## AIM OF THE EXERCISE
Repeat the material exactly from its first line to the line that includes "from matplotlib import pyplot as plt". Skip pictures.
==========
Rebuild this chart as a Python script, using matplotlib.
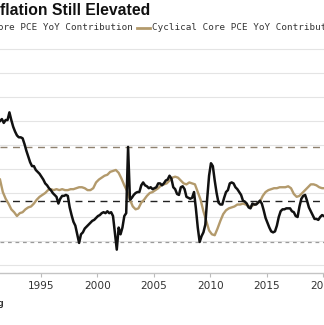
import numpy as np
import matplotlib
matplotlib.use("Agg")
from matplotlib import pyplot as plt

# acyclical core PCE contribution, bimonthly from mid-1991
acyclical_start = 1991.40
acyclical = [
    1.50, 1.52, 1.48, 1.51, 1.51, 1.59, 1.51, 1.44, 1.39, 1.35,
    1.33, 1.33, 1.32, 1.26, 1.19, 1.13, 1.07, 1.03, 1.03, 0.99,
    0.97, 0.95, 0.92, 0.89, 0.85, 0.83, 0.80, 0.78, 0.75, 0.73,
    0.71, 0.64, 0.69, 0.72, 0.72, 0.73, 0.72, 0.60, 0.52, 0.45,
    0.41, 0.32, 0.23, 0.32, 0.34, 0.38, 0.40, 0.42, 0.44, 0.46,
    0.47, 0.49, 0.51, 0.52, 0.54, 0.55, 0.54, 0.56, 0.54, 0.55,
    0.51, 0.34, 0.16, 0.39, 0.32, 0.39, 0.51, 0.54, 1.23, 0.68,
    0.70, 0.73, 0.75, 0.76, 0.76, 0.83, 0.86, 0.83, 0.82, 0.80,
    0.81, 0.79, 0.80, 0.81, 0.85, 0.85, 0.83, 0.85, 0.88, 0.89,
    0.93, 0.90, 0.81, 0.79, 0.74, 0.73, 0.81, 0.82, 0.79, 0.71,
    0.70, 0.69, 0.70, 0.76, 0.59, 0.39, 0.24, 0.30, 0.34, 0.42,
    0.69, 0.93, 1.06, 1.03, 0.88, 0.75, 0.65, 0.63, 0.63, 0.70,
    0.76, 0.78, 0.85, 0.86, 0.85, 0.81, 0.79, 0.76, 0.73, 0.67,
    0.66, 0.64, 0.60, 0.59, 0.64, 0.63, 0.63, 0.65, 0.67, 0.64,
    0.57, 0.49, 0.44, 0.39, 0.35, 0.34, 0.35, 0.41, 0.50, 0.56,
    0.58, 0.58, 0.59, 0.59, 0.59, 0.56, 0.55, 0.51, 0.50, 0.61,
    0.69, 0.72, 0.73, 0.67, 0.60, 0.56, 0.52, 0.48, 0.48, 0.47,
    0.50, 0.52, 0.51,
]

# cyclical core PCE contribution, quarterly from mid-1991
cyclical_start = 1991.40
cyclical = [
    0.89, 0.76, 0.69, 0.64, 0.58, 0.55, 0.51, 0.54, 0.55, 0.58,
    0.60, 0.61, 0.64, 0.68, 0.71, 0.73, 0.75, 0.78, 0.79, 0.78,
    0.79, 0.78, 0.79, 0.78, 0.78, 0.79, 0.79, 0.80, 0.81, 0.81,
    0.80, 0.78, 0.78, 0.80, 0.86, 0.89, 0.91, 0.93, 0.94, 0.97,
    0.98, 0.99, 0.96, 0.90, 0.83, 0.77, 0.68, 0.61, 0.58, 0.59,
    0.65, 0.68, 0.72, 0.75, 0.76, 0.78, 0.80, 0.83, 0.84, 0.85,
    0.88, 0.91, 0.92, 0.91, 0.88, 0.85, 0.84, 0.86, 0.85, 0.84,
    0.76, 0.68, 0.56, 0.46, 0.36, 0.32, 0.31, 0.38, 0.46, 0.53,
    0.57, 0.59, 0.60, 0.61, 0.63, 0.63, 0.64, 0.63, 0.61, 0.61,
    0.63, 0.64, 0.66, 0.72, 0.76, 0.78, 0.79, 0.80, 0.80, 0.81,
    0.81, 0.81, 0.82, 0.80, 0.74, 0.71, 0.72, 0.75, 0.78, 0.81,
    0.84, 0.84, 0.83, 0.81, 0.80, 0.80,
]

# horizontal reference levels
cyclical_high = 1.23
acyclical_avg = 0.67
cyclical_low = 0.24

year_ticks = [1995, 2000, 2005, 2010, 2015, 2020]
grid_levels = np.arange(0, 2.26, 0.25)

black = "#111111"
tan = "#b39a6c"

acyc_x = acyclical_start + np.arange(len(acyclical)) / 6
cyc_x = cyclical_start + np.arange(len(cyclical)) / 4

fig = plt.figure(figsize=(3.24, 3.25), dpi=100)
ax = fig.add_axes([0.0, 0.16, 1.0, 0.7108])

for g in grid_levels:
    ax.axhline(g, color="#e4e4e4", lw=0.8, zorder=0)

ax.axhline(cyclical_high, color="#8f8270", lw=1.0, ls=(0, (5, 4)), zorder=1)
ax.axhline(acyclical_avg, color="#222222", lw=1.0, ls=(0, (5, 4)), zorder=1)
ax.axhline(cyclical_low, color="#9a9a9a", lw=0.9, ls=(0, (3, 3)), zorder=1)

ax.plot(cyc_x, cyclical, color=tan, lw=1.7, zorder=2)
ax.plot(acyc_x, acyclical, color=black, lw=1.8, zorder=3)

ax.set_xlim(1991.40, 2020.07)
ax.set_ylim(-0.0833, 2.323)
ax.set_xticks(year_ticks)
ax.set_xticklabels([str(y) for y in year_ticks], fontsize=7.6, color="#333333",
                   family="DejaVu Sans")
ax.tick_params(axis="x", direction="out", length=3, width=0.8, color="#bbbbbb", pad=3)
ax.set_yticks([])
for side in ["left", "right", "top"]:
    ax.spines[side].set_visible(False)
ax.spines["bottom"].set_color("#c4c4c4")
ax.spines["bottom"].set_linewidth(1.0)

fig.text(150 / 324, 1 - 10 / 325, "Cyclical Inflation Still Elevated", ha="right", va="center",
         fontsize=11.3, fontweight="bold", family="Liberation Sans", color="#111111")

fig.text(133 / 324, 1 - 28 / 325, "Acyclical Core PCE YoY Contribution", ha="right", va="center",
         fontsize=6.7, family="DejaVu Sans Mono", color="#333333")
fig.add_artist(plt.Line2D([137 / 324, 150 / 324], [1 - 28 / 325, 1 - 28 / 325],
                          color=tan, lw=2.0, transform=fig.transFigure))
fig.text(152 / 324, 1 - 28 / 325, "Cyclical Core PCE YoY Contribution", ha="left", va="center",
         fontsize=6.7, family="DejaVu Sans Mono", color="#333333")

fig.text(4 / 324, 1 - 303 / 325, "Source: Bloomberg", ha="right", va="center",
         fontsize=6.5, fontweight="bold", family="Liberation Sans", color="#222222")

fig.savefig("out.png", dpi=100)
==========
## RESULT OF THIS EXERCISE
Rebuild this chart as a Python script, using matplotlib.
import numpy as np
import matplotlib
matplotlib.use("Agg")
from matplotlib import pyplot as plt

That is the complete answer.